Sling's feed is an SEO blog for shift managers, not a product changelog.
Sling is an employee-scheduling and shift-management tool, but the feed SparkPulse tracks is its content-marketing blog. Every recent entry is an evergreen SEO article aimed at small-business and restaurant operators — restaurant types, schedule formats, policy templates, leadership activities — each ending with the standard 'appeared first on Sling' footer. No product releases are present.
The cadence is roughly biweekly-to-monthly topical publishing built to capture managers searching for operational how-tos, then funnel them toward the scheduling product. There is no product-development signal here; the arc is organic-search acquisition.
Expect more evergreen operations and scheduling guides on the same rhythm.

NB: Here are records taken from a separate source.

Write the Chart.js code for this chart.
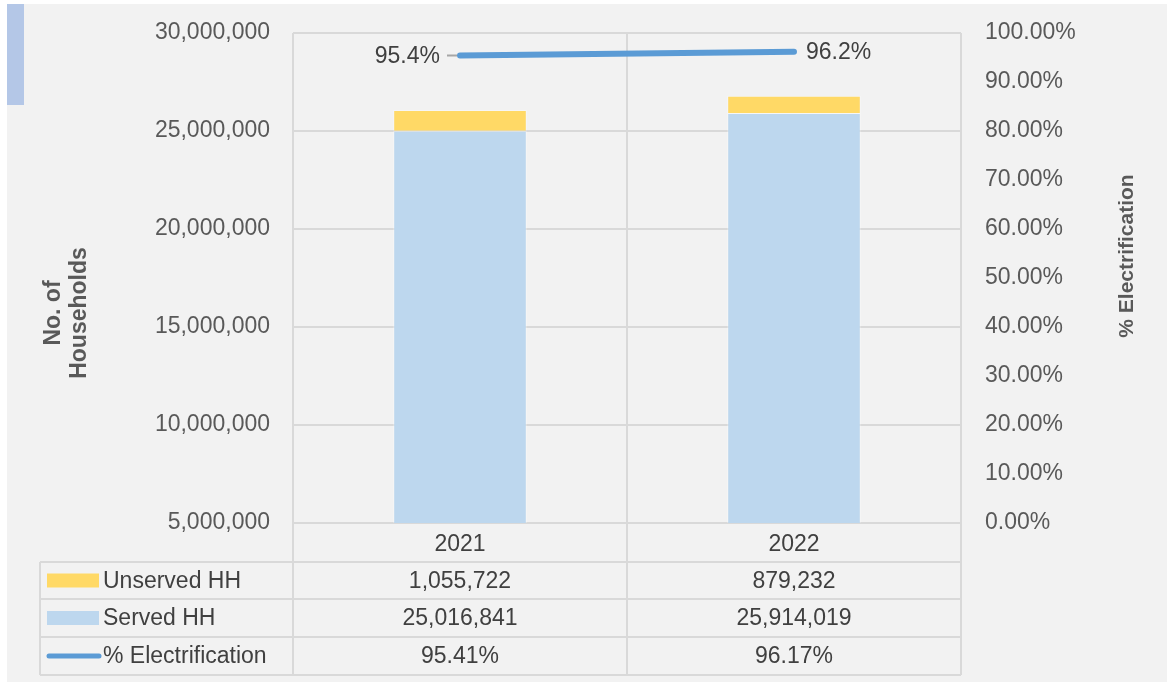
<!DOCTYPE html>
<html>
<head>
<meta charset="utf-8">
<script src="https://cdn.jsdelivr.net/npm/chart.js@4.4.1/dist/chart.umd.min.js"></script>
<style>
  html, body { margin: 0; padding: 0; background: #ffffff; }
  #wrap { width: 1167px; height: 682px; }
</style>
</head>
<body>
<div id="wrap"><canvas id="c" width="1167" height="682"></canvas></div>
<script>
// Household electrification, served vs unserved
const years = ['2021', '2022'];
const unservedHH = [1055722, 879232];
const servedHH = [25016841, 25914019];
const electrificationPct = [95.41, 96.17];
const seriesNames = ['Unserved HH', 'Served HH', '% Electrification'];
const leftTicks = [5000000, 10000000, 15000000, 20000000, 25000000, 30000000];

const FONT = '"Liberation Sans", Arial, sans-serif';
const TICK_COLOR = '#595959';
const TEXT_COLOR = '#404040';
const GRID = '#d9d9d9';
const YELLOW = '#ffd966';
const LIGHTBLUE = '#bdd7ee';
const LINEBLUE = '#5b9bd5';

// background panel, accent strip
const backdrop = {
  id: 'backdrop',
  beforeDraw(chart) {
    const ctx = chart.ctx;
    ctx.save();
    ctx.fillStyle = '#ffffff';
    ctx.fillRect(0, 0, chart.width, chart.height);
    ctx.fillStyle = '#f2f2f2';
    ctx.fillRect(7, 4, chart.width - 7, chart.height - 4);
    ctx.fillStyle = '#b4c7e7';
    ctx.fillRect(7, 4, 17, 101);
    ctx.restore();
  }
};

// axis titles
const axisTitles = {
  id: 'axisTitles',
  afterDraw(chart) {
    const ctx = chart.ctx;
    ctx.save();
    ctx.fillStyle = TICK_COLOR;
    ctx.font = 'bold 23px ' + FONT;
    ctx.textAlign = 'center';
    ctx.textBaseline = 'middle';
    ctx.translate(67, 313);
    ctx.rotate(-Math.PI / 2);
    ctx.fillText('No. of', 0, -13);
    ctx.fillText('Households', 0, 13);
    ctx.restore();

    ctx.save();
    ctx.fillStyle = TICK_COLOR;
    ctx.font = 'bold 21px ' + FONT;
    ctx.textAlign = 'center';
    ctx.textBaseline = 'middle';
    ctx.translate(1127, 256);
    ctx.rotate(-Math.PI / 2);
    ctx.fillText('% Electrification', 0, 0);
    ctx.restore();
  }
};

// value labels on the electrification line
const lineLabels = {
  id: 'lineLabels',
  afterDatasetsDraw(chart) {
    const ctx = chart.ctx;
    const meta = chart.getDatasetMeta(2);
    ctx.save();
    ctx.font = '23px ' + FONT;
    ctx.fillStyle = TEXT_COLOR;
    ctx.textBaseline = 'middle';
    meta.data.forEach((pt, i) => {
      const txt = electrificationPct[i].toFixed(1) + '%';
      if (i === 0) {
        ctx.strokeStyle = '#a6a6a6';
        ctx.lineWidth = 2;
        ctx.beginPath();
        ctx.moveTo(pt.x - 13, pt.y);
        ctx.lineTo(pt.x - 3, pt.y);
        ctx.stroke();
        ctx.textAlign = 'right';
        ctx.fillText(txt, pt.x - 20, pt.y + 1);
      } else {
        ctx.textAlign = 'left';
        ctx.fillText(txt, pt.x + 12, pt.y + 1);
      }
    });
    ctx.restore();
  }
};

// data table beneath the plot
const dataTable = {
  id: 'dataTable',
  afterDraw(chart) {
    const ctx = chart.ctx;
    const area = chart.chartArea;
    const xs = chart.scales.x;
    const n = years.length;
    const colW = (area.right - area.left) / n;
    const tableLeft = 40;
    const rowEdges = [area.bottom, area.bottom + 39, area.bottom + 76, area.bottom + 114, area.bottom + 152];

    ctx.save();
    ctx.strokeStyle = GRID;
    ctx.lineWidth = 2;
    // horizontal rules
    for (let r = 1; r < rowEdges.length; r++) {
      const y = Math.round(rowEdges[r]);
      ctx.beginPath();
      ctx.moveTo(tableLeft, y);
      ctx.lineTo(area.right, y);
      ctx.stroke();
    }
    // vertical rules
    for (let c = 0; c <= n; c++) {
      const x = Math.round(area.left + c * colW);
      ctx.beginPath();
      ctx.moveTo(x, rowEdges[0]);
      ctx.lineTo(x, rowEdges[4]);
      ctx.stroke();
    }
    ctx.beginPath();
    ctx.moveTo(tableLeft, rowEdges[1]);
    ctx.lineTo(tableLeft, rowEdges[4]);
    ctx.stroke();

    ctx.font = '23px ' + FONT;
    ctx.fillStyle = TEXT_COLOR;
    ctx.textBaseline = 'middle';
    ctx.textAlign = 'center';
    // header row: categories
    years.forEach((yr, i) => {
      const cx = xs.getPixelForValue(i);
      ctx.fillText(yr, cx, (rowEdges[0] + rowEdges[1]) / 2 + 2);
    });

    const rows = [
      { name: seriesNames[0], vals: unservedHH.map(v => v.toLocaleString('en-US')), key: 'box', color: YELLOW },
      { name: seriesNames[1], vals: servedHH.map(v => v.toLocaleString('en-US')), key: 'box', color: LIGHTBLUE },
      { name: seriesNames[2], vals: electrificationPct.map(v => v.toFixed(2) + '%'), key: 'line', color: LINEBLUE }
    ];
    rows.forEach((row, r) => {
      const cy = (rowEdges[r + 1] + rowEdges[r + 2]) / 2;
      // legend key
      if (row.key === 'box') {
        ctx.fillStyle = row.color;
        ctx.fillRect(47, cy - 7, 52, 14);
      } else {
        ctx.strokeStyle = row.color;
        ctx.lineWidth = 5;
        ctx.lineCap = 'round';
        ctx.beginPath();
        ctx.moveTo(49, cy);
        ctx.lineTo(99, cy);
        ctx.stroke();
      }
      ctx.fillStyle = TEXT_COLOR;
      ctx.textAlign = 'left';
      ctx.fillText(row.name, 103, cy + 1);
      ctx.textAlign = 'center';
      row.vals.forEach((v, i) => {
        ctx.fillText(v, xs.getPixelForValue(i), cy + 1);
      });
    });
    ctx.restore();
  }
};

new Chart(document.getElementById('c'), {
  data: {
    labels: years,
    datasets: [
      {
        type: 'bar',
        label: seriesNames[1],
        data: servedHH,
        backgroundColor: LIGHTBLUE,
        borderColor: 'rgba(255,255,255,0.35)',
        borderWidth: 1,
        yAxisID: 'y',
        stack: 'hh',
        order: 2
      },
      {
        type: 'bar',
        label: seriesNames[0],
        data: unservedHH,
        backgroundColor: YELLOW,
        borderColor: 'rgba(255,255,255,0.35)',
        borderWidth: 1,
        yAxisID: 'y',
        stack: 'hh',
        order: 2
      },
      {
        type: 'line',
        label: seriesNames[2],
        data: electrificationPct,
        borderColor: LINEBLUE,
        borderWidth: 6,
        borderCapStyle: 'round',
        pointRadius: 0,
        fill: false,
        yAxisID: 'y1',
        order: 1
      }
    ]
  },
  options: {
    responsive: false,
    animation: false,
    devicePixelRatio: 1,
    layout: { padding: { left: 0, right: 0, top: 33, bottom: 159 } },
    datasets: { bar: { barPercentage: 0.4, categoryPercentage: 1.0 } },
    plugins: {
      legend: { display: false },
      tooltip: { enabled: false },
      title: { display: false }
    },
    scales: {
      x: {
        stacked: true,
        offset: true,
        ticks: { display: false },
        grid: { offset: true, color: GRID, lineWidth: 2, drawTicks: false },
        border: { display: false },
        afterFit(scale) { scale.height = 0; }
      },
      y: {
        position: 'left',
        stacked: true,
        min: leftTicks[0],
        max: leftTicks[leftTicks.length - 1],
        afterBuildTicks(scale) { scale.ticks = leftTicks.map(v => ({ value: v })); },
        ticks: {
          color: TICK_COLOR,
          font: { family: FONT, size: 23 },
          padding: 23,
          callback: v => Number(v).toLocaleString('en-US')
        },
        grid: { color: GRID, lineWidth: 2, drawTicks: false },
        border: { display: false },
        afterFit(scale) {
          scale.width = 293;
          scale.paddingTop = 0;
          scale.paddingBottom = 0;
        }
      },
      y1: {
        position: 'right',
        min: 0,
        max: 100,
        ticks: {
          stepSize: 10,
          color: TICK_COLOR,
          font: { family: FONT, size: 23 },
          padding: 24,
          callback: v => Number(v).toFixed(2) + '%'
        },
        grid: { display: false, drawTicks: false },
        border: { display: false },
        afterFit(scale) {
          scale.width = 206;
          scale.paddingTop = 0;
          scale.paddingBottom = 0;
        }
      }
    }
  },
  plugins: [backdrop, axisTitles, lineLabels, dataTable]
});
</script>
</body>
</html>
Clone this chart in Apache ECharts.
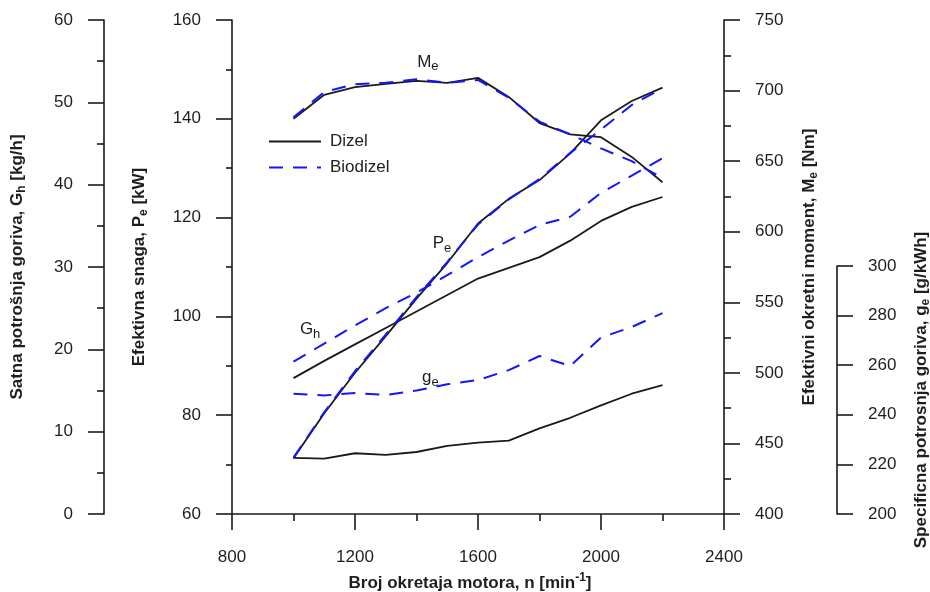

Nothing in these entries indicates a product change.
Ever Gauzy ships a burst of CI and Docker plumbing; the product itself stays offscreen
Every release in this window is build-system and CI work: patch-package fixes, a TypeORM refactor, slimmed Docker images to fit CI RAM-disk scratch, and a migration of Linux CI to sized self-hosted ARC runners. There is no user-visible feature here. The only hint of product surface is a Docker manifest referencing an AI chat plugin, but nothing about it ships in this window.
The pattern is infrastructure hardening: cutting cold-build times, tightening the e2e pipeline, and controlling CI resource use. This is engineering-velocity work that usually precedes a feature push rather than constituting one, so it says more about how the team builds than where the product is going.
Expect continued point-release churn on CI and Docker until the pipeline work settles; the AI chat plugin referenced in the image builds is the one thread to watch for an actual user-facing feature.